Make an exact transcription of the material, leaving out all images.

**Dataset excerpt:**
======

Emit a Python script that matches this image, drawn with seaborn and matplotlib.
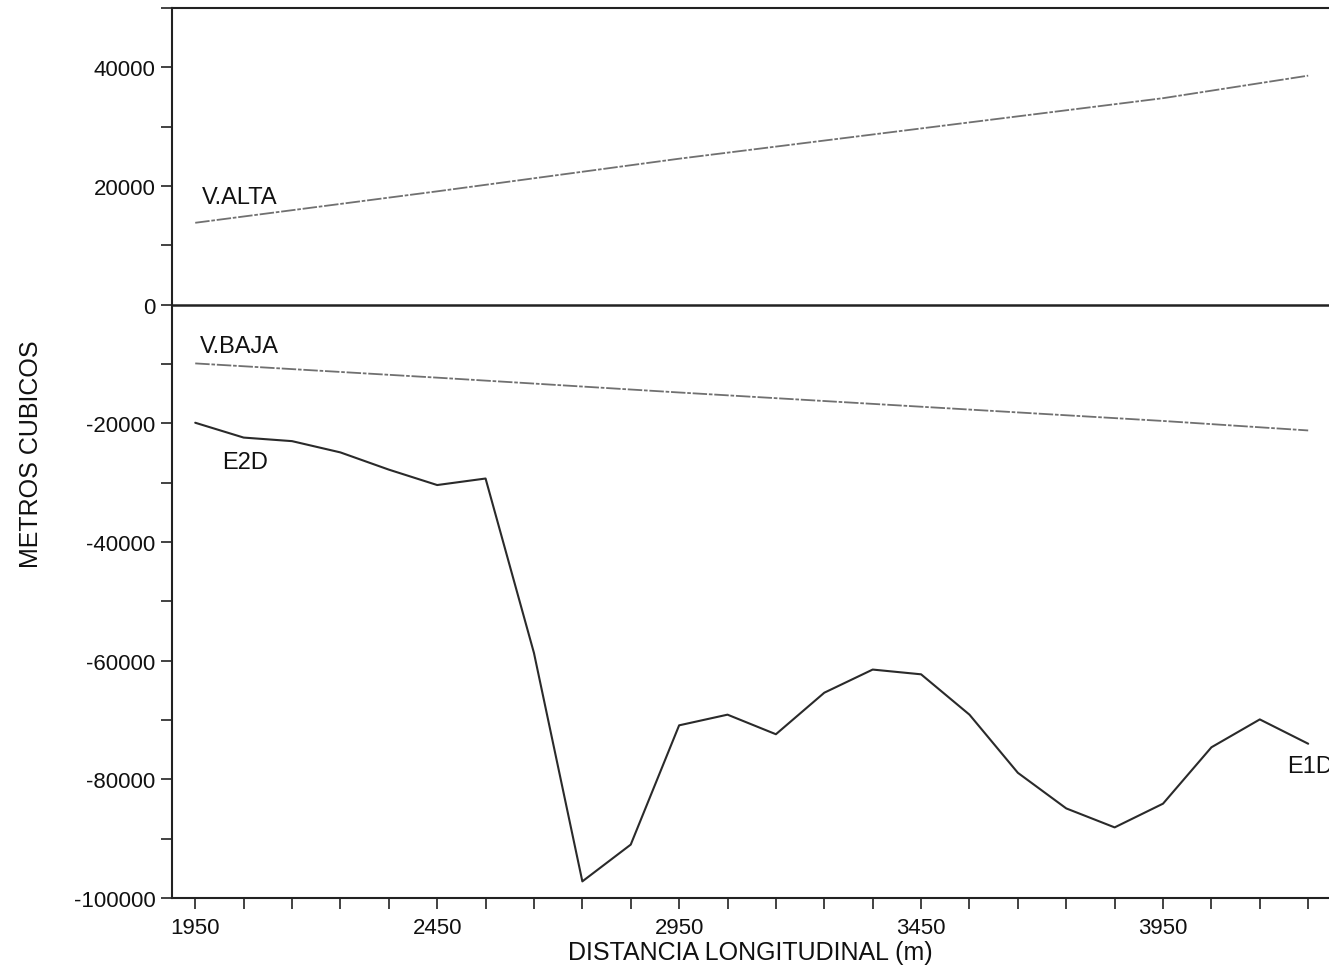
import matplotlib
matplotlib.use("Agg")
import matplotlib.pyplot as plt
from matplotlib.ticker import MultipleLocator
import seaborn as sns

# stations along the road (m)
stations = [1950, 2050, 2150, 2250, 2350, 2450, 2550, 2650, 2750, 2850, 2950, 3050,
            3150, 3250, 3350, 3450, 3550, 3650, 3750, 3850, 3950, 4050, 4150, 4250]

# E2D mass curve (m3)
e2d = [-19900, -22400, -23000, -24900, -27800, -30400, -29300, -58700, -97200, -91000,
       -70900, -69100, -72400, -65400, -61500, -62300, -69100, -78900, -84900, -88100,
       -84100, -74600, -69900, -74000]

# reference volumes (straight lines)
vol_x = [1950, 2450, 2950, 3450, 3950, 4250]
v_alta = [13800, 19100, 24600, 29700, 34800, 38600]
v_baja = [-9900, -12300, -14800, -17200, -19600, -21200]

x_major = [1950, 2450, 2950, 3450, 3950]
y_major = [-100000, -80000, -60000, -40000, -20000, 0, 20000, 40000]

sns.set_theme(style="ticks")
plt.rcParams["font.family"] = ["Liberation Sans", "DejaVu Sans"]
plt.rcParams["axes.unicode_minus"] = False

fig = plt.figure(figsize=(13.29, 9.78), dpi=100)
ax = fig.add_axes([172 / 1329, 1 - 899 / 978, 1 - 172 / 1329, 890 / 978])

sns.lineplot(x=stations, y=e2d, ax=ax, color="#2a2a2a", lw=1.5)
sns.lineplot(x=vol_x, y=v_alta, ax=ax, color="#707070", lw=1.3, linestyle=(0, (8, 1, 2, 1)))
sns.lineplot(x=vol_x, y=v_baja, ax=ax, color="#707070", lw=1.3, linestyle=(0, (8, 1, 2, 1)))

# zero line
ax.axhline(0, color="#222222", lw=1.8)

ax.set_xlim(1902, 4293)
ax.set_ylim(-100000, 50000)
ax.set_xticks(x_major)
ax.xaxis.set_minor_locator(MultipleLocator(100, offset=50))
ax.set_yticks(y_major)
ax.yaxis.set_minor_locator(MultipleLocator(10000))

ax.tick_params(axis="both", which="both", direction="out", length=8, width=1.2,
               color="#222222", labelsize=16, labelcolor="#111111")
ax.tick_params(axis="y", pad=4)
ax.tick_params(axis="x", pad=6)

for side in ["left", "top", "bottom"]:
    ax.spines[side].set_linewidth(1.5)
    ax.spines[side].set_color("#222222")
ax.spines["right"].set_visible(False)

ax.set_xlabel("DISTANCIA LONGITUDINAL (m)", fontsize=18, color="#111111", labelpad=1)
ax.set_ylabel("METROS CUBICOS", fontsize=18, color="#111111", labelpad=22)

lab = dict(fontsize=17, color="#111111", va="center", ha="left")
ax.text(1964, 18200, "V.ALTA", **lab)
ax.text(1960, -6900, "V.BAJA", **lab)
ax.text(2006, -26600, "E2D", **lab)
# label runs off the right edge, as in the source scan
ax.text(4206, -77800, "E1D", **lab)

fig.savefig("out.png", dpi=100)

======

**Final result:**
Emit a Python script that matches this image, drawn with seaborn and matplotlib.
import matplotlib
matplotlib.use("Agg")
import matplotlib.pyplot as plt
from matplotlib.ticker import MultipleLocator
import seaborn as sns

# stations along the road (m)
stations = [1950, 2050, 2150, 2250, 2350, 2450, 2550, 2650, 2750, 2850, 2950, 3050,
            3150, 3250, 3350, 3450, 3550, 3650, 3750, 3850, 3950, 4050, 4150, 4250]

# E2D mass curve (m3)
e2d = [-19900, -22400, -23000, -24900, -27800, -30400, -29300, -58700, -97200, -91000,
       -70900, -69100, -72400, -65400, -61500, -62300, -69100, -78900, -84900, -88100,
       -84100, -74600, -69900, -74000]

# reference volumes (straight lines)
vol_x = [1950, 2450, 2950, 3450, 3950, 4250]
v_alta = [13800, 19100, 24600, 29700, 34800, 38600]
v_baja = [-9900, -12300, -14800, -17200, -19600, -21200]

x_major = [1950, 2450, 2950, 3450, 3950]
y_major = [-100000, -80000, -60000, -40000, -20000, 0, 20000, 40000]

sns.set_theme(style="ticks")
plt.rcParams["font.family"] = ["Liberation Sans", "DejaVu Sans"]
plt.rcParams["axes.unicode_minus"] = False

fig = plt.figure(figsize=(13.29, 9.78), dpi=100)
ax = fig.add_axes([172 / 1329, 1 - 899 / 978, 1 - 172 / 1329, 890 / 978])

sns.lineplot(x=stations, y=e2d, ax=ax, color="#2a2a2a", lw=1.5)
sns.lineplot(x=vol_x, y=v_alta, ax=ax, color="#707070", lw=1.3, linestyle=(0, (8, 1, 2, 1)))
sns.lineplot(x=vol_x, y=v_baja, ax=ax, color="#707070", lw=1.3, linestyle=(0, (8, 1, 2, 1)))

# zero line
ax.axhline(0, color="#222222", lw=1.8)

ax.set_xlim(1902, 4293)
ax.set_ylim(-100000, 50000)
ax.set_xticks(x_major)
ax.xaxis.set_minor_locator(MultipleLocator(100, offset=50))
ax.set_yticks(y_major)
ax.yaxis.set_minor_locator(MultipleLocator(10000))

ax.tick_params(axis="both", which="both", direction="out", length=8, width=1.2,
               color="#222222", labelsize=16, labelcolor="#111111")
ax.tick_params(axis="y", pad=4)
ax.tick_params(axis="x", pad=6)

for side in ["left", "top", "bottom"]:
    ax.spines[side].set_linewidth(1.5)
    ax.spines[side].set_color("#222222")
ax.spines["right"].set_visible(False)

ax.set_xlabel("DISTANCIA LONGITUDINAL (m)", fontsize=18, color="#111111", labelpad=1)
ax.set_ylabel("METROS CUBICOS", fontsize=18, color="#111111", labelpad=22)

lab = dict(fontsize=17, color="#111111", va="center", ha="left")
ax.text(1964, 18200, "V.ALTA", **lab)
ax.text(1960, -6900, "V.BAJA", **lab)
ax.text(2006, -26600, "E2D", **lab)
# label runs off the right edge, as in the source scan
ax.text(4206, -77800, "E1D", **lab)

fig.savefig("out.png", dpi=100)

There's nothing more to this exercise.